_The exercise_: Write out again exactly the lines from the one containing "Write the React, TypeScript" through the one containing "const data = years.map((y, i)", both included, and omit the pictures.

_Records provided_:
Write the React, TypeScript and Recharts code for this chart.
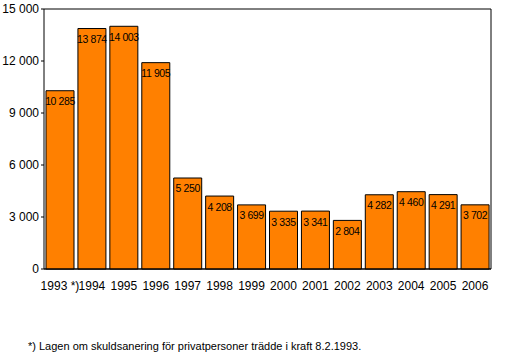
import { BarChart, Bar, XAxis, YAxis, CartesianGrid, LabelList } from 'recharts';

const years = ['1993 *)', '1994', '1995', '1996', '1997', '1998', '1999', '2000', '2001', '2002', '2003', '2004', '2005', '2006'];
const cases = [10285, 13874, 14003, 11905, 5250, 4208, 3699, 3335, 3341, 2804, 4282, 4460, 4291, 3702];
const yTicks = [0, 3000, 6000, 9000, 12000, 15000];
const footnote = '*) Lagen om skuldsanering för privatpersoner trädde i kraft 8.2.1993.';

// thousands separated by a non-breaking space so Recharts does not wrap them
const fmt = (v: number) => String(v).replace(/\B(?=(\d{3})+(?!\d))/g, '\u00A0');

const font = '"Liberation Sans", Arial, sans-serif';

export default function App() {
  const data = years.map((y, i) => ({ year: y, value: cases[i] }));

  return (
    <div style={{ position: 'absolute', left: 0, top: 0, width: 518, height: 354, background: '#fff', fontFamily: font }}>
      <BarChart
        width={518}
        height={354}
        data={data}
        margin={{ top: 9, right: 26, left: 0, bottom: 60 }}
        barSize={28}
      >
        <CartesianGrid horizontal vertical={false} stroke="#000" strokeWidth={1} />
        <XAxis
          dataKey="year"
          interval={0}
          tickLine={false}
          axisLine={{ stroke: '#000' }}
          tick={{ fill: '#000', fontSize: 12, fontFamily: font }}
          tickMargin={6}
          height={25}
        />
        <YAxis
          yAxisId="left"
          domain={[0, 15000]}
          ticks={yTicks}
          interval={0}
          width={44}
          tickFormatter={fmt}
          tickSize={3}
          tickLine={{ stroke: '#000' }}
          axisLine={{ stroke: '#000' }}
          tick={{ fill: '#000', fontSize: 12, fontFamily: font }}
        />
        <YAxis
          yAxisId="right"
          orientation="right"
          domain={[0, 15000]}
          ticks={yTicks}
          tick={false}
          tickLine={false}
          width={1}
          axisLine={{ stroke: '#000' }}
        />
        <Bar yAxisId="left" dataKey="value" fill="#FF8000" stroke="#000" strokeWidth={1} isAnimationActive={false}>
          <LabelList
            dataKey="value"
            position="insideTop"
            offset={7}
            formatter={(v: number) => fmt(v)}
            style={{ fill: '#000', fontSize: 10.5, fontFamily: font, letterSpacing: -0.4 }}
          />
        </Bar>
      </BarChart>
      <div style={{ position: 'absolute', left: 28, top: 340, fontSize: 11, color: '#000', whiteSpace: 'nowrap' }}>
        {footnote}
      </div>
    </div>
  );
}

---

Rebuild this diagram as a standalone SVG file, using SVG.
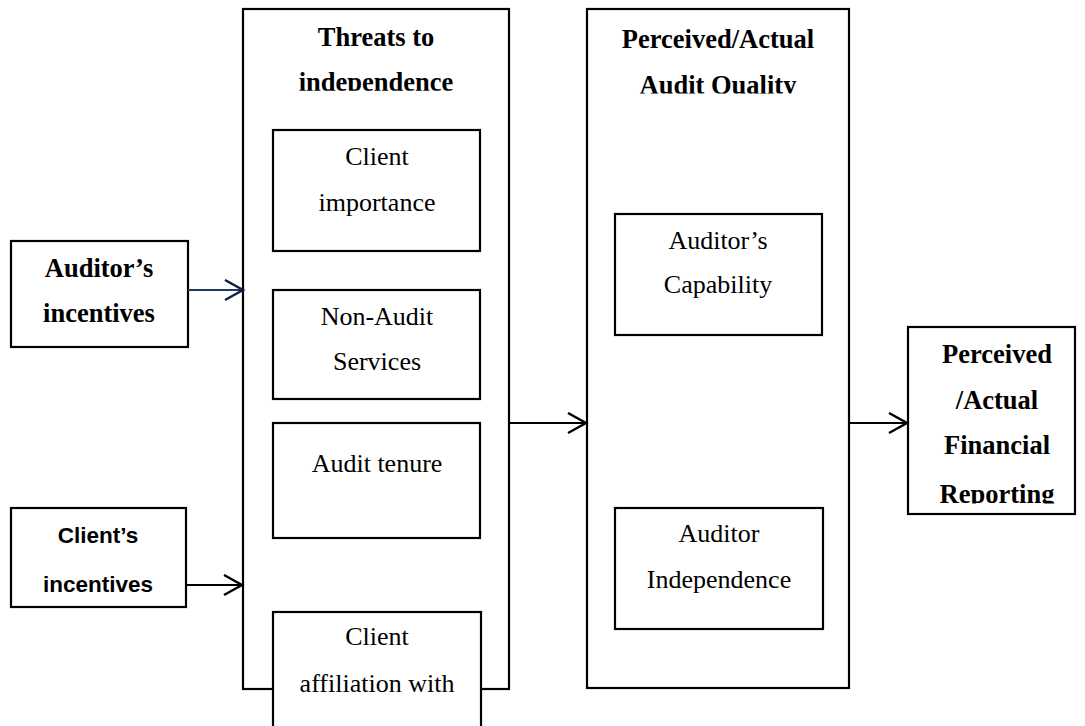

...

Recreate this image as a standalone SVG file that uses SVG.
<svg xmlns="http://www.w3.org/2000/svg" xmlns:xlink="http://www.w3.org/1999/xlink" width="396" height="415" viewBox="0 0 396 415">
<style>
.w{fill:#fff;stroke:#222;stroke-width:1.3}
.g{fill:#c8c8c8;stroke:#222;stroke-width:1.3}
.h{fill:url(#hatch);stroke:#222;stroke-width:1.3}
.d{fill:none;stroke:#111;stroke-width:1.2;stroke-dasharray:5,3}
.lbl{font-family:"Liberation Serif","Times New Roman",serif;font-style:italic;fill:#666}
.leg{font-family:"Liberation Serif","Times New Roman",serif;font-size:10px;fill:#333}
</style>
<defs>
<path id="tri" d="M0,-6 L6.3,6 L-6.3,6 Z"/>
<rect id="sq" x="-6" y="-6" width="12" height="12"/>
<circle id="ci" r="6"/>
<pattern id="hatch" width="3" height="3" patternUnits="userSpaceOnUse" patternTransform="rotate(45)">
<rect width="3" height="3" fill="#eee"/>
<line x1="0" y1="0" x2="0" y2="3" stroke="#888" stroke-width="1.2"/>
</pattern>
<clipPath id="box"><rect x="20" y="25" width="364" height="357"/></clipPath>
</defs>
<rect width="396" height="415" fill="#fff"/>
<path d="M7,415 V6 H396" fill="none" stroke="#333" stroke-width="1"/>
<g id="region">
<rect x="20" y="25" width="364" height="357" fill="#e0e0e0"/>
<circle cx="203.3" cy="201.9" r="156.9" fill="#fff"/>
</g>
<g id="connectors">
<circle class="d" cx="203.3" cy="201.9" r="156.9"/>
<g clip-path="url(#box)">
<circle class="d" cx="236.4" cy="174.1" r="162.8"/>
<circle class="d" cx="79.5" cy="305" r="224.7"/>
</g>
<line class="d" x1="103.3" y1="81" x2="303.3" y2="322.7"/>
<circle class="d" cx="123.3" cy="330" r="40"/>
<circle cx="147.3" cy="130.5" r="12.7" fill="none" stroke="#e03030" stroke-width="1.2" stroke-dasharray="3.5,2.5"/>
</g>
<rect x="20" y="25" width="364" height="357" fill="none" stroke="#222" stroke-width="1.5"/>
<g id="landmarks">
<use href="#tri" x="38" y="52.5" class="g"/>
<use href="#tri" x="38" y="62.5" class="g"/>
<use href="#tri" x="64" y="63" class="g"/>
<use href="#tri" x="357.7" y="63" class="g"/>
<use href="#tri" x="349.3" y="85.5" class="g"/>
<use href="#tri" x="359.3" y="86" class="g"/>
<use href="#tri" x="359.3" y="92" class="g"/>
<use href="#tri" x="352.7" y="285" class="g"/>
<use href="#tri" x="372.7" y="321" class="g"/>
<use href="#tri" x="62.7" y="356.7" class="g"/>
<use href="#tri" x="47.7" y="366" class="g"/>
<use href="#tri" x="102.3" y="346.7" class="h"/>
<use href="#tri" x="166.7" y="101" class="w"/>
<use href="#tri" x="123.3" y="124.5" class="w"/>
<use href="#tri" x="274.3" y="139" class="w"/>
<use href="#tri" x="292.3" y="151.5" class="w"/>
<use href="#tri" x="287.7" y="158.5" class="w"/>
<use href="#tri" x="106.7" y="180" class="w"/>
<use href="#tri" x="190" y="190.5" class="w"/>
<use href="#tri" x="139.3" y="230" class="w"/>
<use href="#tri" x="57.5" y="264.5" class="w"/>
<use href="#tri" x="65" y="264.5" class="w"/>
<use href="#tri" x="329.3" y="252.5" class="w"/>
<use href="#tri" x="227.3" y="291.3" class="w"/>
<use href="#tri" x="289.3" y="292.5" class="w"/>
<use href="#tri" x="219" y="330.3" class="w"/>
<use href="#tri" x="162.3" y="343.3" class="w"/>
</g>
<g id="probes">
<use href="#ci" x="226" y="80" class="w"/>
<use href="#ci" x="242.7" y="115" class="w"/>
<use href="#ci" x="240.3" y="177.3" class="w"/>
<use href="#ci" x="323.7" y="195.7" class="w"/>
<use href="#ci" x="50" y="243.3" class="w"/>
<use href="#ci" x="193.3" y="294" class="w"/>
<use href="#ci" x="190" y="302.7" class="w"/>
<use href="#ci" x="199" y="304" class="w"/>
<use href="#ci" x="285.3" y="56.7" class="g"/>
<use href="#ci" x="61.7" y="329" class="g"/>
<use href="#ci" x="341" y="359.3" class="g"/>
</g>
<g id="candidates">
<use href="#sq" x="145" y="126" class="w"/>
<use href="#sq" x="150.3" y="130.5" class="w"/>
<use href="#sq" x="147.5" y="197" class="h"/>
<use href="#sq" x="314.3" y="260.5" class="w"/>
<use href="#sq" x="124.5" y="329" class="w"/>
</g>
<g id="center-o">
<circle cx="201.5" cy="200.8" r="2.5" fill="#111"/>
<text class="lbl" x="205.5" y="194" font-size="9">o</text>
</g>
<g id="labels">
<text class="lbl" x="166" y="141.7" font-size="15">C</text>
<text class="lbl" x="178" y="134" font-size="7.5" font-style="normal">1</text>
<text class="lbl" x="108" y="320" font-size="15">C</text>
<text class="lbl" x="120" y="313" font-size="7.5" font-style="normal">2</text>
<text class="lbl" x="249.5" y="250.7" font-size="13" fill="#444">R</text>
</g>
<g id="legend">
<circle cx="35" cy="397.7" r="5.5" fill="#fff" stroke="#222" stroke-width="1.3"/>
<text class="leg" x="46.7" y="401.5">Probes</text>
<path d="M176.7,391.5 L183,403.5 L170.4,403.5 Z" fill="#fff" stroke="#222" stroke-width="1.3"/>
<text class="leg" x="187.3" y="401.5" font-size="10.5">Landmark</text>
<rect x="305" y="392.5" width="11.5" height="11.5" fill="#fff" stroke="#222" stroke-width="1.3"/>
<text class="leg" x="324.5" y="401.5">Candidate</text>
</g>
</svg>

_Solution to this task_:
Write the React, TypeScript and Recharts code for this chart.
import { BarChart, Bar, XAxis, YAxis, CartesianGrid, LabelList } from 'recharts';

const years = ['1993 *)', '1994', '1995', '1996', '1997', '1998', '1999', '2000', '2001', '2002', '2003', '2004', '2005', '2006'];
const cases = [10285, 13874, 14003, 11905, 5250, 4208, 3699, 3335, 3341, 2804, 4282, 4460, 4291, 3702];
const yTicks = [0, 3000, 6000, 9000, 12000, 15000];
const footnote = '*) Lagen om skuldsanering för privatpersoner trädde i kraft 8.2.1993.';

// thousands separated by a non-breaking space so Recharts does not wrap them
const fmt = (v: number) => String(v).replace(/\B(?=(\d{3})+(?!\d))/g, '\u00A0');

const font = '"Liberation Sans", Arial, sans-serif';

export default function App() {
  const data = years.map((y, i) => ({ year: y, value: cases[i] }));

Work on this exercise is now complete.